Rick Olivo, who will preside over JP5 starting Oct. 1 (Provided by Rick Olivo)

Rick Olivo wasn’t expecting to be selected as the next Justice of the Peace for Precinct 5, running one of the busiest courts in the county. But that’s the mantle he’ll take on Oct. 1, as current JP5 Judge Nick Chu vacates the seat to run Travis County’s brand new second Probate Court.

Chu, who was appointed to JP5 in 2017 and then elected in 2018, will be taking on a new docket filled with estates, guardianships, and – importantly – court-ordered mental health treatment, which can be a means for diversion away from jail. The Travis County Commissioners Court’s decision to replace Chu in JP5 was a weighty one – it’s a busy court, and incumbent judges tend to win elections in Travis County. After an application process and interview process without much fanfare, commissioners selected Olivo to take over JP5, where he’ll handle evictions, bond conditions, certain Class C misdemeanors, and more.

“This is really the people’s court. This is where the vast majority of the public has their introduction into the law, and I have the experience of having done that,” Olivo told the Chronicle earlier this month.

Olivo was an elected municipal judge in El Paso for 13 years (2001-2014), and since moving to Austin, he’s spent six years as a visiting judge for the JP courts, sometimes presiding over JP5. (He also started Don Rico Tequila in 2021, by the way.) Despite having the most bench experience of the final three candidates commissioners considered, Olivo considered himself an underdog for the seat. “I’ll be honest with you from the get-go,” he told us in early September, “I’m not politically connected here in Austin. I’ve been here 9 years. I’ve been a visiting JP for 6 years and a municipal judge here for a little over a year and a half. And I’ve been out of the political scene because I’ve been in these positions. I recognize these are political appointments. When you look at it on paper, in terms of the experience, the other candidates are very well qualified, but they don’t have the experience I have.”

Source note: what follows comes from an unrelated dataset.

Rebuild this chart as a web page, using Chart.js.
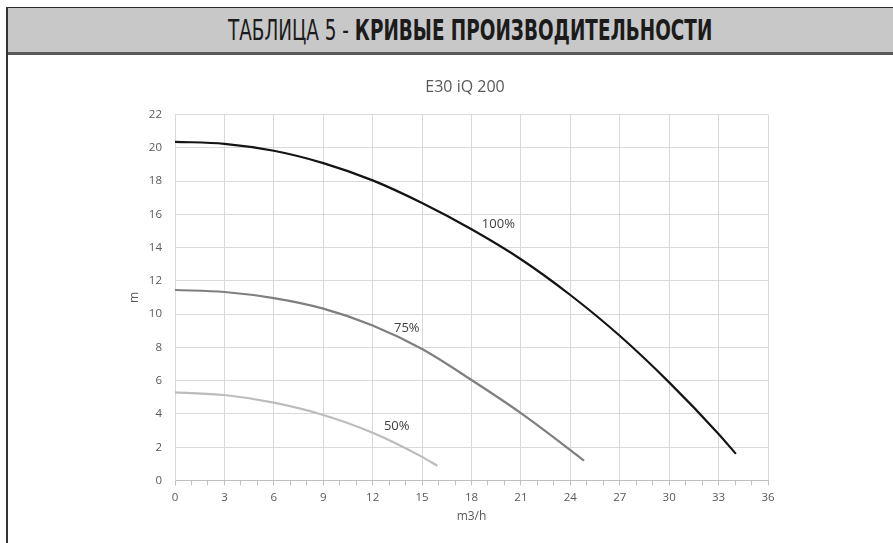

Olivo said one of his priorities for the court is setting fair bonds, which requires efficiency handling a busy docket. When he was elected as a municipal judge in El Paso, Olivo’s docket was “much busier than this one here,” with a two year waitlist. After six years running the court, he said he had the waitlist down to two weeks.

“Going forward it’s about handling the docket and managing it where the jail is concerned,” Olivo said, working closely with the Travis County Sheriff’s Office, “to make sure people have access to magistration [their first bail hearings] quicker, and access to PR bonds [no-cost bail], so they’re not being held unreasonably in the jail, and so we don’t have to deal with overcrowding.”

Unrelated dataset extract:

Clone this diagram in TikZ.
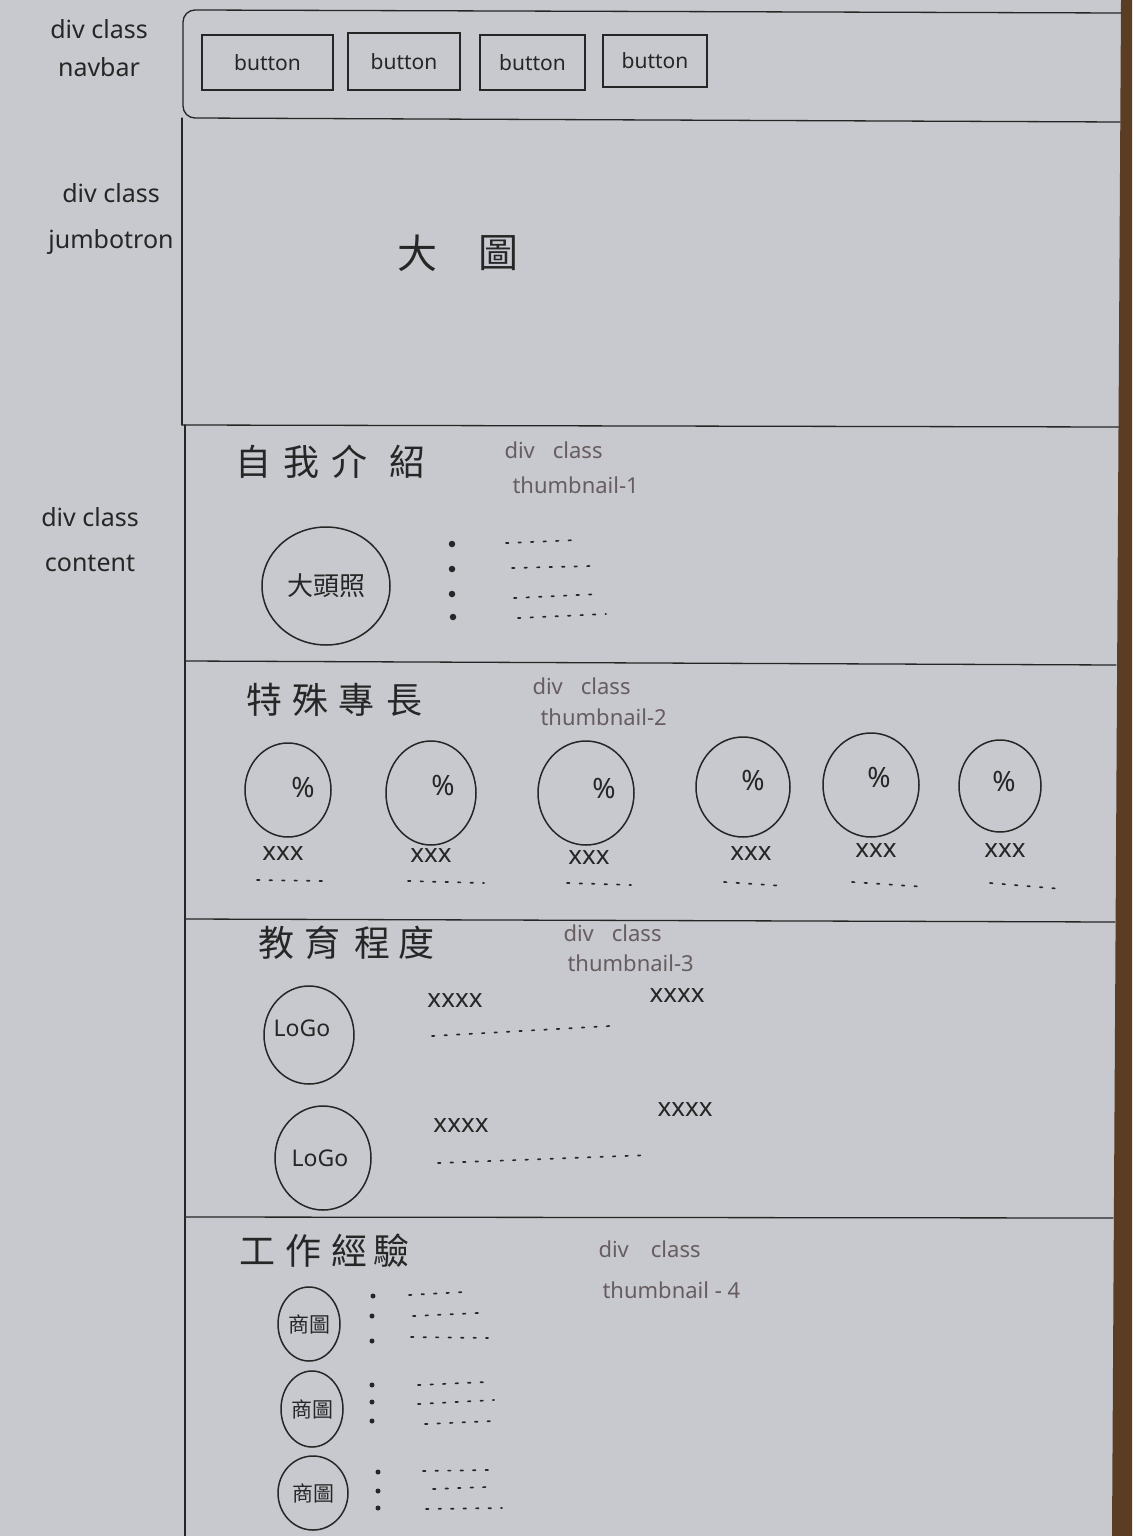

In terms of his temperament in the courtroom, he says his focus is recognizing the anxieties of people who come before him, and explaining clearly in either English or Spanish. “I understand that the public doesn’t like to be in court,” he said. “I understand when someone comes to court and they’ve never had access to the legal system, so I can explain it. I don’t just say Guilty, Not Guilty, or the Defendant wins. I explain.”

Since being selected, Olivo told us he’s reached out to commissioners for their input and expectations. They’ve made clear that they’re particularly interested in the county’s number of evictions, and Olivo said he’ll be looking for ways within the law to help tenants access resources that will keep them in their homes. Olivo said he’ll hit the ground running.

“The staff at JP5 is amazing and the transition will be seamless,” Olivo said.